Great Craic in a Divided Irish City
“We’re not sure it’s possible to convey how rich and incredible this semester was,” wrote Reina Chano and Maurice Weeks—the first two students to sign on for Swarthmore’s new Northern Ireland Semester.
In a joint Web story (www.swarthmore.edu/x1866.xml), the two juniors wrote of “rolling hills and baby sheep, and more shades of green than you could possibly imagine”; of meeting 1998 Nobel Peace Laureate John Hume and leader of the Free Derry Movement Paddy “Bogside” Doherty; of taking the course The Politics of Divided Societies; and of interning in community organizations that are active in peace-building through various means.
The program, years in the making, was planned to provide participants with both academic and community-based experiential learning in a setting where they can actually participate in peace-building activities. Dr. Denise Crossan, a Derry resident with extensive experience placing and supervising American students in Northern Ireland, was hired as on-site director to teach, advise, and guide incoming students in their academic and service-based requirements.
Coordinator of Swarthmore’s Peace and Conflict Studies Program Lee Smithey, who is also an assistant professor of sociology, focuses his research on conflict in Northern Ireland. He says: “The Northern Ireland Semester provides an opportunity for students to explore a region that’s in transition. The cease-fires have held for 14 years now, so violent political conflict is fairly well behind them, but Northern Ireland is still very segregated—for example, in terms of primary and secondary education.”
The location of the program, in Derry/Londonderry, enables the students to experience the environment of segregation first-hand. No strict convention exists, but Protestants with loyalist/unionist backgrounds often refer to the city as Londonderry, conjuring up British connections; Republicans and Catholic nationalists, by contrast, tend to call it Derry. For the sake of political correctness, it is often called Derry/Londonderry.
Although Chano and Weeks each took two courses at the University of Ulster and attended additional lectures organized by Crossan, their placements in community organizations were the focus of their activities in Northern Ireland.

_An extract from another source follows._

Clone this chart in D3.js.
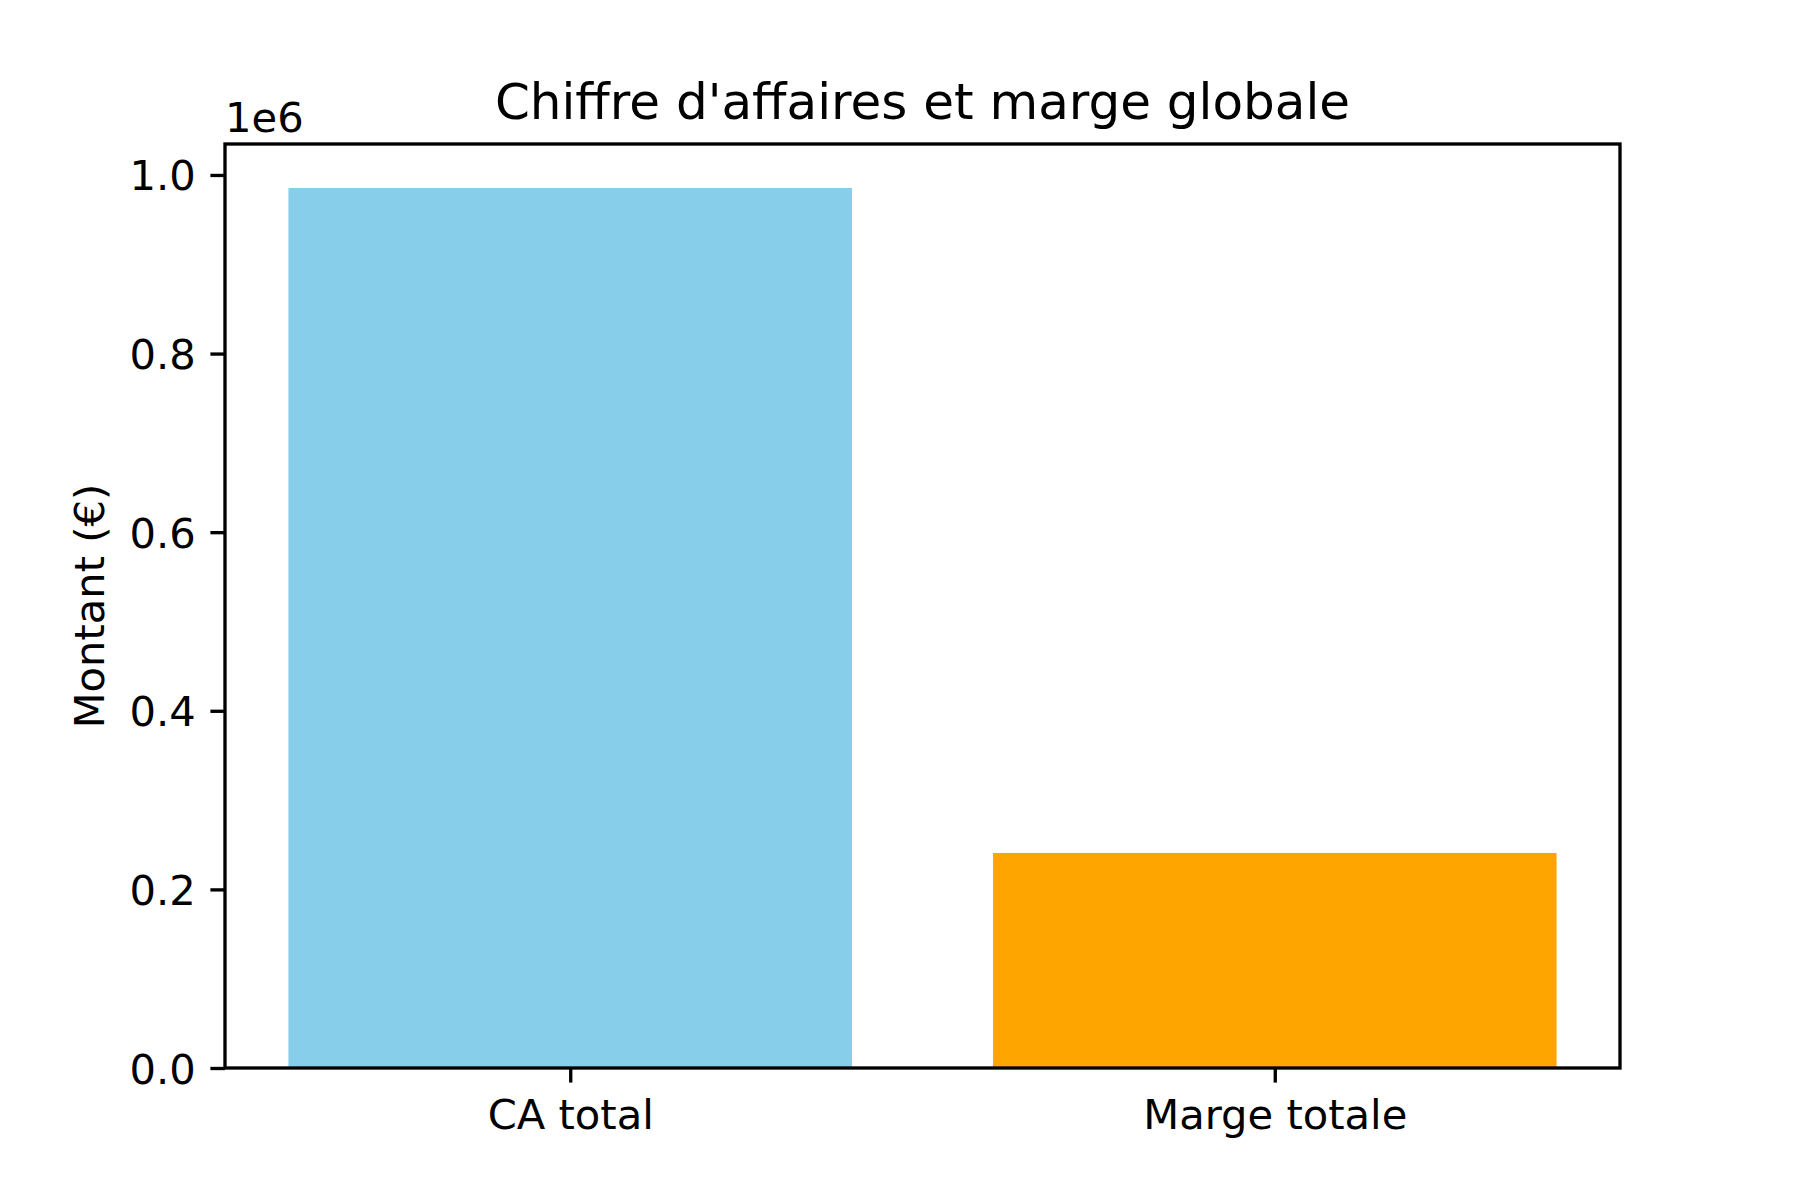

Chano worked with the Verbal Arts Centre, an educational charity group that sponsors a variety of programs, all centered on providing Northern Ireland communities with a safe place and space to “tell your story.” She assisted with the Centre’s community relations programs for young children from segregated schools, aimed at confronting the differences among and between Catholics/Nationalist/Republicans and Protestant/Unionists/Loyalists and encouraging children to interact, work together, and learn from each other. She has been designing a new community relations curriculum whose pilot program has been very successful, she says. “As someone with a growing interest in education, it has been an incredibly rewarding and challenging experience. Absolutely great craic!” She explains that craic means “good-natured Irish fun.”
Weeks worked with the Holywell Trust, an organization seeking to foster peace-building through healing, understanding, and cooperation. He undertook, among other activities, a project on immigrants in Derry: “The immigration population, especially from Eastern Europe, has greatly increased with the introduction of expanded European Union working provisions. Some groups of immigrants have expressed difficulties living in Northern Irish society.” Weeks was delighted when a local community worker offered to help him organize focus groups and interviews. “It’s amazing how open he was to my research plan,” Weeks says.
“From a Peace and Conflict Studies perspective, it’s interesting to be participating in the transition process, where a lot of the legacies of the Troubles have to be dealt with and yet, it’s a kind of model of conflict transformation,” Smithey says.